I was thinking the other day; no, it didn’t hurt. I was thinking about how easy it is to blog about the amazing things God is doing, sharing stories of people’s lives I’ve met, what I’ve been learning and experiencing. But sometimes life is hard. Traveling the world doing missions can seem very glamorous. Don’t get me wrong; I love my life. I just don’t find myself taking pictures of me living in sweat and not showering for a few days or portraying the long bus rides, having to eat the most questionable things, lots of awkward moments with cultural differences, not having a clue what tomorrow looks like and having to be prepared for anything, wearing the same clothes ALL the time and never having time to yourself to do what you want. The not so glamorous side of life. Welcome to the World Race. Welcome to my life. And as much as I love it, there are times that are frustrating and messy and quite frankly, I get cranky. I want to tell you about one of those times. Now that it’s in the past, I can laugh about it. So here it goes…


This month we are traveling all around Malaysia. We only spend about a week in one place and then we’re off to the next. So it was time to change locations for our next week of ministry. We were told it was about a 6-7 hour bus ride to the next city, not too bad. The bus was supposed to leave at 10:30pm and we arrived an hour early just to be safe. By 11:40pm we were wondering if we had somehow missed it. 2 hours at a bus stop with stray cats, pouring down rain (we had to put our bags in the seats because water was everywhere), giant, man-eating mosquitos and Malay men staring at us like we were aliens is not my idea of fun. The bus finally arrived and we went to put our big packs underneath in the luggage compartment. Oh wait, it was too full. So all 7 of us, in the rain, had to carry our packs and all other belongings on the bus with us. Needless to say we got dirty looks as we blocked the entire aisle with our stuff. Plus, when it’s raining everything seems to take twice as long. I wish I could tell you that was all and I sat comfortably in my seat and drifted off to sleep until we arrived at our stop. False.
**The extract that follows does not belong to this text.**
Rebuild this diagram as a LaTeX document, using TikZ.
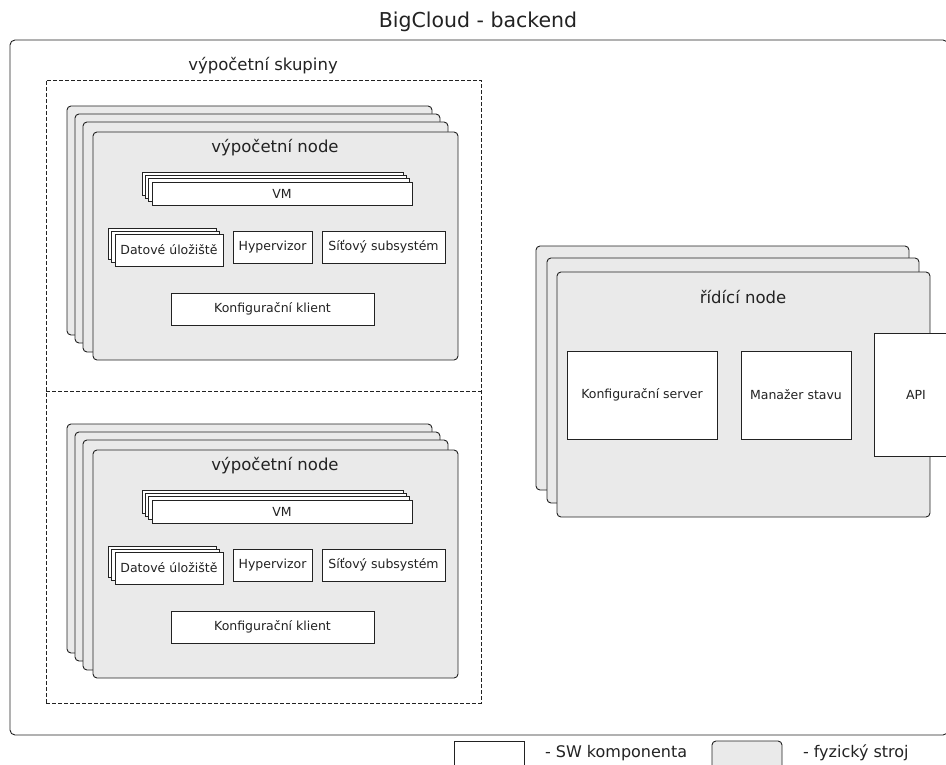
\documentclass[tikz,border=0pt]{standalone}
\usepackage{fontspec}
\setmainfont{DejaVu Sans}
\definecolor{cardfill}{HTML}{EAEAEA}
\definecolor{linecol}{HTML}{222222}
\begin{document}
\begin{tikzpicture}[x=1pt,y=-1pt,
  every node/.style={inner sep=0pt, outer sep=0pt, text=linecol},
  card/.style={draw=linecol, line width=0.9pt, fill=cardfill, rounded corners=4pt, anchor=north west},
  swbox/.style={draw=linecol, line width=0.9pt, fill=white, anchor=north west},
  grp/.style={draw=linecol, line width=0.8pt, dash pattern=on 4pt off 2pt},
  ttl/.style={font=\fontsize{16.5}{19}\selectfont},
  legt/.style={font=\fontsize{16}{19}\selectfont},
  lbl/.style={font=\fontsize{12.5}{15}\selectfont},
]
\useasboundingbox (0,0) rectangle (946,765);
\clip (0,0) rectangle (946,765);

\node[font=\fontsize{20.5}{24}\selectfont] (title) at (478,22) {BigCloud - backend};
\node[draw=linecol, line width=0.9pt, rounded corners=5pt, anchor=north west, minimum width=938pt, minimum height=695pt] (outer) at (10,40) {};

% compute group
\node[ttl] (grplabel) at (263,66) {výpočetní skupiny};
\node[grp, anchor=north west, minimum width=435pt, minimum height=623pt] (group) at (46,80) {};
\coordinate (divl) at (46,391);
\coordinate (divr) at (481,391);
\draw[grp] (divl) -- (divr);

\newcommand{\computestack}[2]{%
\begin{scope}[shift={(0,#2)}]
\node[card, minimum width=365pt, minimum height=229pt] (#1c1) at (67,106) {};
\node[card, minimum width=365pt, minimum height=229pt] (#1c2) at (75,114) {};
\node[card, minimum width=365pt, minimum height=230pt] (#1c3) at (83,122) {};
\node[card, minimum width=365pt, minimum height=228pt] (#1c4) at (93,132) {};
\node[ttl] (#1title) at (275,148) {výpočetní node};
\node[swbox, minimum width=261pt, minimum height=23pt] (#1vm1) at (142,172) {};
\node[swbox, minimum width=261pt, minimum height=23pt] (#1vm2) at (145,175.5) {};
\node[swbox, minimum width=261pt, minimum height=23pt] (#1vm3) at (148,178.5) {};
\node[swbox, minimum width=260pt, minimum height=23pt, lbl] (#1vm) at (152,182) {VM};
\node[swbox, minimum width=108pt, minimum height=31pt] (#1ds1) at (108,228) {};
\node[swbox, minimum width=108pt, minimum height=31pt] (#1ds2) at (111,231) {};
\node[swbox, minimum width=108pt, minimum height=32pt, lbl] (#1ds) at (115,234) {Datové úložiště};
\node[swbox, minimum width=79pt, minimum height=32pt, lbl] (#1hv) at (233,231) {Hypervizor};
\node[swbox, minimum width=123pt, minimum height=32pt, lbl] (#1net) at (322,231) {Síťový subsystém};
\node[swbox, minimum width=203pt, minimum height=32pt, lbl] (#1kk) at (171,293) {Konfigurační klient};
\end{scope}}

\computestack{a}{0}
\computestack{b}{318}

% control nodes
\node[card, minimum width=373pt, minimum height=244pt] (r1) at (536,246) {};
\node[card, minimum width=372pt, minimum height=245pt] (r2) at (547,258) {};
\node[card, minimum width=373pt, minimum height=245pt] (r3) at (557,272) {};
\node[ttl] (rtitle) at (743,297) {řídící node};
\node[swbox, minimum width=150pt, minimum height=88pt, lbl] (ks) at (567,351) {Konfigurační server};
\node[swbox, minimum width=110pt, minimum height=88pt, lbl] (ms) at (741,351) {Manažer stavu};
\node[swbox, minimum width=84pt, minimum height=123pt, lbl] (api) at (874,333) {API};

% legend
\node[swbox, minimum width=70pt, minimum height=30pt] (legsw) at (454,741) {};
\node[legt, anchor=west] (legswt) at (545,753) {- SW komponenta};
\node[card, minimum width=70pt, minimum height=30pt] (legpm) at (712,741) {};
\node[legt, anchor=west] (legpmt) at (803,753) {- fyzický stroj};
\end{tikzpicture}
\end{document}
The entire bus smelled like a dirty diaper, and that’s being kind. We’re pretty sure a rat or something died in the air vent and was blowing through the entire bus. Good times. An older man a few rows behind me was literally coughing up a lung every 6 seconds and I may have contracted SARS. Am I being too dramatic? But wait, there’s more! My seat did not lean back. I can pretty much sleep anywhere but a little bit of reclining action would be nice. Is that too much to ask? Any time I was almost asleep, almost, we made a stop so people had to climb over all our things and they bumped into me because I was in the front row and used the bags in the aisle as a leg rest. Another man in the seat across from me enjoyed talking to the driver, quite loudly I might add. Last but not least, I am thankful for the AC, really I am, especially in Malaysia. But when it’s blowing on you, smelling like dead rat and you’re wet from the rain it makes you very cold. Every time I looked at my watch only an hour had passed. 1:12, 2:25, 3:40, 4:09, 5:31, 6:17; it was the l-o-n-g-e-s-t night of my life. At one point I remember just laughing to myself, probably out of pure exhaustion or maybe the dead rat air was getting to me. Either way I’m glad I found joy in the worst bus ride of my life. I’m also a little bummed I did not take a picture but this is what I felt like and exactly what my hair looked like.
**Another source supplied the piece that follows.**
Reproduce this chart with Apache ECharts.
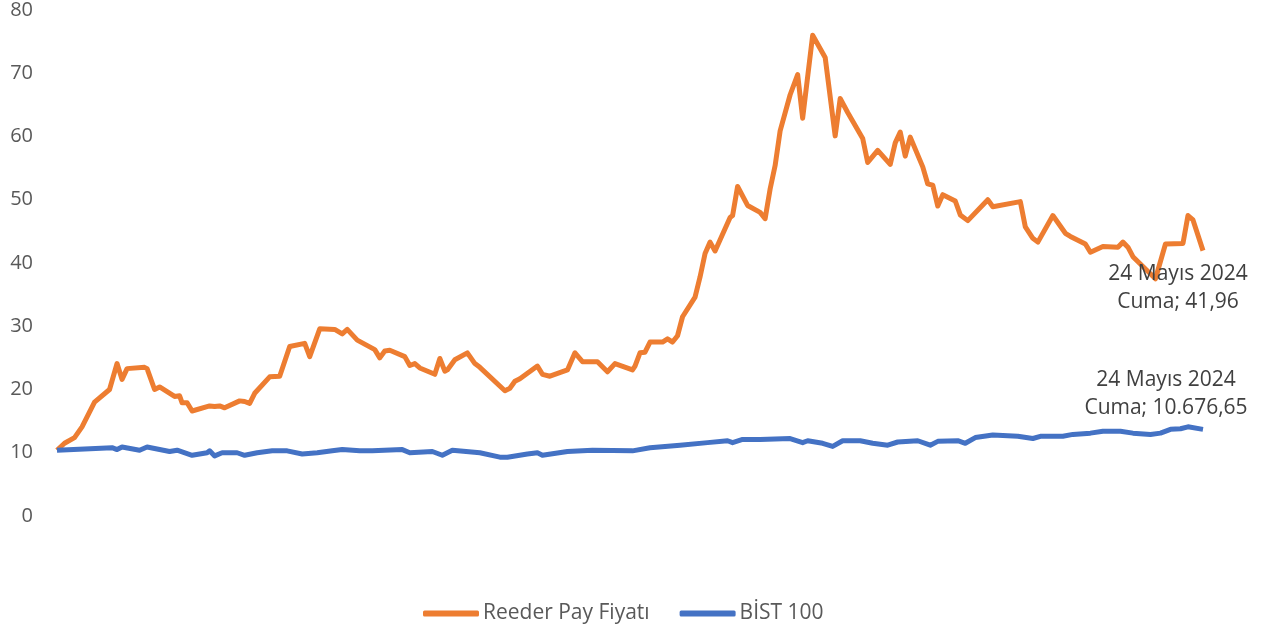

As I write I hope that you are getting a picture of this and it’s not one of those “you had to be there” moments. I think that night was the first time I didn’t want to be here. What I would give to be able to sleep in my own bed, eat what I want, have clean clothes, take a long, hot shower, hang out with friends and family. And then I realized that I am already half way done! This is month 6 and I only have 5 more to go. I know that when I get home I will sleep in my bed, eat what I want, take ridiculously long showers, see friends and family; but I have a feeling that I am going to miss this life. Not only miss it, but crave it. It’s a little addicting. Yes, even the nightmare bus rides that cause sleepless nights.